QFT in A Nutshell Zee I.3.1

Question

In Zee's solution for (I.3.1) on p. 483 at the back of the book (2003 edition) he writes:

$$D(x)=-\frac{1}{2(2\pi)^2 r}\int_0^\infty \frac{dk~k}{\sqrt{k^2 +m^2}}(e^{ikr}-e^{-ikr})=-\frac{1}{8\pi^2 r}\int_{0}^\infty \frac{dk~k}{\sqrt{k^2 +m^2}}e^{ikr}.$$

I have seen from someone else's question on SE "QFT Propagator across spacelike separation" that the sign of $k$ can be switched. But that does not explain it. By switching the sign of one of the $k$'s how would this not just equal zero?

I looked at another posting on SE about this same problem "Exponential decay of Feynman propagator outside the lightcone", but it did not answer my question.

Reference: Quantum field theory in a nutshell, Anthony Zee, 2003

Answer 1

The 2003 edition of the book has a typo. In rightmost expression, the correct limits are $\int_{-\infty}^{\infty}$, not $\int_{0}^{\infty}$.

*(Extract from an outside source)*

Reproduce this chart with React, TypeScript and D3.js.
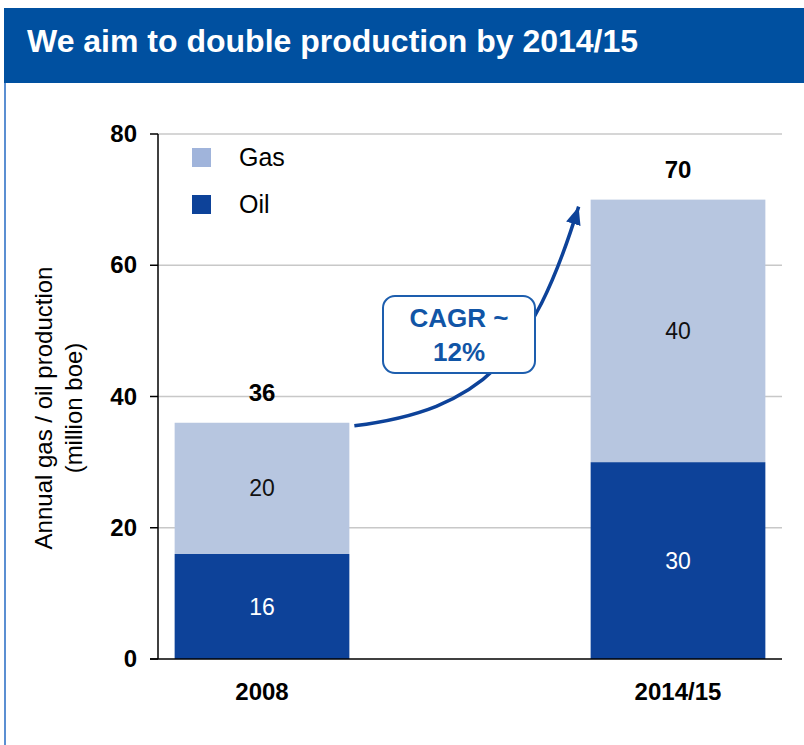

The second part of \begin{equation} \int_0^\infty \frac{dk \ k}{\sqrt{k^2+m^2}} (e^{ikr}-e^{-ikr}) \quad\quad -(1) \end{equation}

is

\begin{equation} -\int_0^\infty \frac{dk \ k}{\sqrt{k^2+m^2}} e^{-ikr} \end{equation}

which after a change of variables $k \rightarrow -k$ becomes:

\begin{equation} -\int_0^{-\infty} \frac{dk \ k}{\sqrt{k^2+m^2}} e^{ikr} = \int_{-\infty}^0 \frac{dk \ k}{\sqrt{k^2+m^2}} e^{ikr} \end{equation}

Putting this back in (1), you get:

\begin{equation} \int_{-\infty}^{\infty} \frac{dk \ k}{\sqrt{k^2+m^2}} e^{ikr} \end{equation}

This is the correct expression, which is in the second edition of the book on page 545.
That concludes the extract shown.